Pour Ambrosetti, la politique internationale peut être interprétée non seulement comme un exercice de conquêtes de positions de pouvoir ou d’influence qui se disputent « à l’international », mais aussi comme un exercice d’évitement des « coups » qui pourraient fragiliser de telles positions déjà reconnues, aux yeux des audiences qui précisément reconnaissent ces positions. « La politique internationale, fait-il remarquer, est un jeu de reconnaissance de positions d’influence entre pairs, lequel se joue autour de la reproduction de comportements routiniers… La pérennité de positions d’influences dépend de la pérennité des normes. »

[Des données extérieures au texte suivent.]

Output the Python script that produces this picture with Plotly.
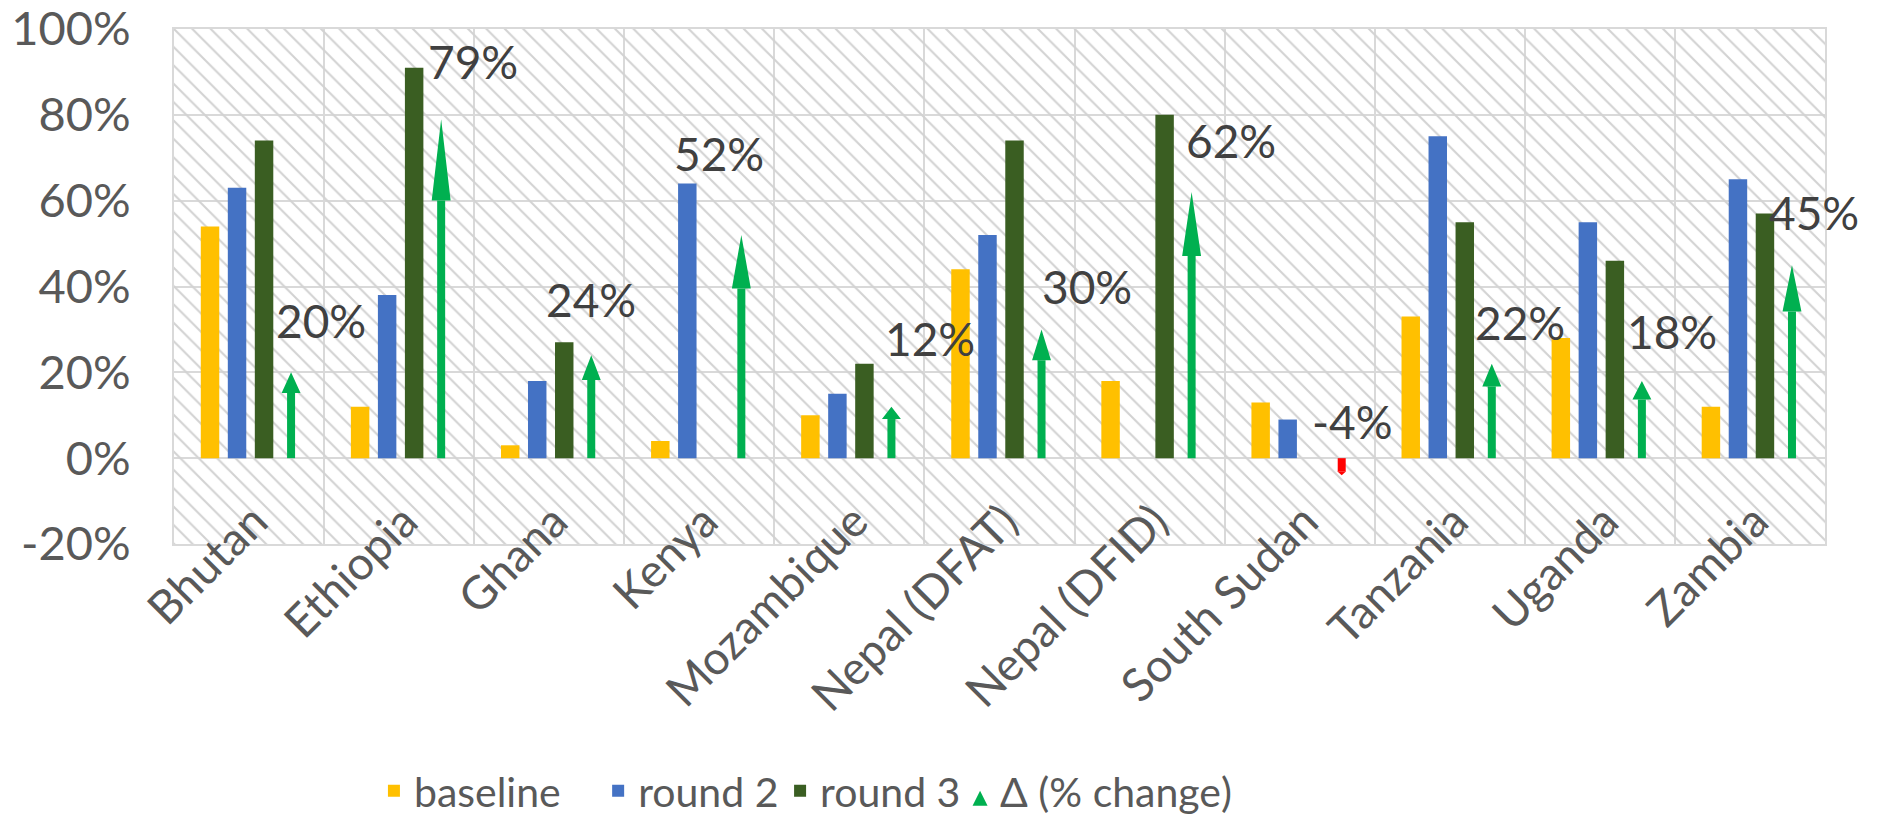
import plotly.graph_objects as go

categories = ["Bhutan", "Ethiopia", "Ghana", "Kenya", "Mozambique", "Nepal (DFAT)",
              "Nepal (DFID)", "South Sudan", "Tanzania", "Uganda", "Zambia"]
baseline = [54, 12, 3, 4, 10, 44, 18, 13, 33, 28, 12]
round2 = [63, 38, 18, 64, 15, 52, None, 9, 75, 55, 65]
round3 = [74, 91, 27, None, 22, 74, 80, None, 55, 46, 57]
delta = [20, 79, 24, 52, 12, 30, 62, -4, 22, 18, 45]
y_ticks = [-20, 0, 20, 40, 60, 80, 100]

# label placement (category units relative to arrow, and value position)
label_dx = [0.20, 0.21, 0.0, -0.15, 0.26, 0.30, 0.26, 0.07, 0.19, 0.20, 0.15]
label_y = [32, 92.4, 37, 71, 28, 40, 74, 8.6, 31.7, 29.6, 57.3]

# legend entry positions (paper x)
legend_x = [0.1211, 0.2569, 0.3671, 0.4761]

FONT = "Lato, 'Open Sans', sans-serif"
TXT = "#595959"
GRID = "#d9d9d9"

idx = list(range(len(categories)))
n = len(categories)

fig = go.Figure()

# hatched plot background (drawn first so bars sit on top)
fig.add_trace(go.Bar(
    x=[(n - 1) / 2], y=[y_ticks[-1] - y_ticks[0]], base=[y_ticks[0]], width=[n],
    marker=dict(color="rgba(0,0,0,0)", line=dict(width=0),
                pattern=dict(shape="\\", fgcolor="#d2d2d2", bgcolor="rgba(0,0,0,0)",
                             size=13, solidity=0.16, fillmode="replace")),
    hoverinfo="skip", showlegend=False))

bw = 0.123
series = [("baseline", baseline, "#FFC000", -0.26, "legend"),
          ("round 2", round2, "#4472C4", -0.08, "legend2"),
          ("round 3", round3, "#3A5E22", 0.10, "legend3")]
for name, vals, col, off, lg in series:
    fig.add_trace(go.Bar(x=idx, y=vals, width=bw, offset=off - bw / 2, name=name,
                         legend=lg, marker=dict(color=col, line=dict(width=0))))

# arrows for delta
arrow_off = 0.28
head_half = 0.063
for sign, col in [(1, "#00B050"), (-1, "#FF0000")]:
    sx, sy, hx, hy = [], [], [], []
    for i, d in zip(idx, delta):
        if (d > 0) != (sign > 0):
            continue
        x = i + arrow_off
        hl = 0.24 * d
        base = d - hl
        sx += [x, x, None]
        sy += [0, base, None]
        hh = head_half if abs(d) > 8 else 0.03
        hx += [x - hh, x + hh, x, x - hh, None]
        hy += [base, base, d, base, None]
    fig.add_trace(go.Scatter(x=sx, y=sy, mode="lines", line=dict(color=col, width=8),
                             hoverinfo="skip", showlegend=False))
    fig.add_trace(go.Scatter(x=hx, y=hy, mode="lines", line=dict(color=col, width=0),
                             fill="toself", fillcolor=col, hoverinfo="skip", showlegend=False))

# legend entry for delta
fig.add_trace(go.Scatter(x=[None], y=[None], mode="markers", name="Δ (% change)",
                         legend="legend4",
                         marker=dict(symbol="arrow-up", color="#00B050", size=15)))

for i, d in zip(idx, delta):
    fig.add_annotation(x=i + arrow_off + label_dx[i], y=label_y[i], text=f"{d}%",
                       showarrow=False, xanchor="center", yanchor="middle",
                       font=dict(family=FONT, size=46, color="#404040"))

legend_common = dict(orientation="h", xanchor="left", y=-0.48, yanchor="middle",
                     bgcolor="rgba(0,0,0,0)",
                     font=dict(family=FONT, size=41, color=TXT))

fig.update_layout(
    width=1881, height=822,
    margin=dict(l=174, r=56, t=29, b=278, autoexpand=False),
    paper_bgcolor="white", plot_bgcolor="white",
    barmode="overlay",
    font=dict(family=FONT, color=TXT),
    legend=dict(x=legend_x[0], **legend_common),
    legend2=dict(x=legend_x[1], **legend_common),
    legend3=dict(x=legend_x[2], **legend_common),
    legend4=dict(x=legend_x[3], **legend_common),
    xaxis=dict(range=[-0.5, n - 0.5], tickmode="array", tickvals=idx, ticktext=categories,
               tickangle=-45, showgrid=False, zeroline=False, automargin=False,
               showline=True, linecolor=GRID, linewidth=2, mirror=True,
               ticklabelstandoff=-70, ticklabelshift=5, ticklabeloverflow="allow",
               tickfont=dict(family=FONT, size=46, color=TXT),
               minor=dict(tickmode="array", tickvals=[i + 0.5 for i in idx[:-1]],
                          showgrid=True, gridcolor=GRID, gridwidth=2, ticks="")),
    yaxis=dict(range=[y_ticks[0], y_ticks[-1]], tickmode="array", tickvals=y_ticks,
               ticktext=[f"{v}%" for v in y_ticks], automargin=False,
               showgrid=True, gridcolor=GRID, gridwidth=2,
               zeroline=True, zerolinecolor=GRID, zerolinewidth=2,
               showline=True, linecolor=GRID, linewidth=2, mirror=True,
               ticklabelstandoff=32, ticklabeloverflow="allow",
               tickfont=dict(family=FONT, size=47, color=TXT)),
)

fig.write_html("out.html", config={"displayModeBar": False},
               post_script="document.body.style.margin='0';document.body.style.overflow='hidden';")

Cet ouvrage constitue un outil précieux pour comprendre la politique internationale au-delà des sentiers battus et des embouchures théoriques contraignantes. En accordant une place importante aux motivations carriéristes des acteurs individuels – dans ce cas il s’agit des diplomates ou autres exécuteurs de la politique étrangère – dans l’articulation de la position des États plutôt qu’aux manifestations froides de la raison d’État, c’est-à-dire l’intérêt national, David Ambrosetti fait preuve d’innovation épistémologique. Les intérêts des États, a-t-il démontré, ne peuvent se comprendre en dehors des normes partagées par les différents acteurs engagés dans des dossiers précis. Ce faisant, tant la démarche proposée que le cas étudié – celui de la diplomatie française – ont le potentiel d’éclairer un sujet troublant et insuffisamment exploré, celui de la dynamique et de la manifestation des relations entre patron et client au Conseil de sécurité de l’onu.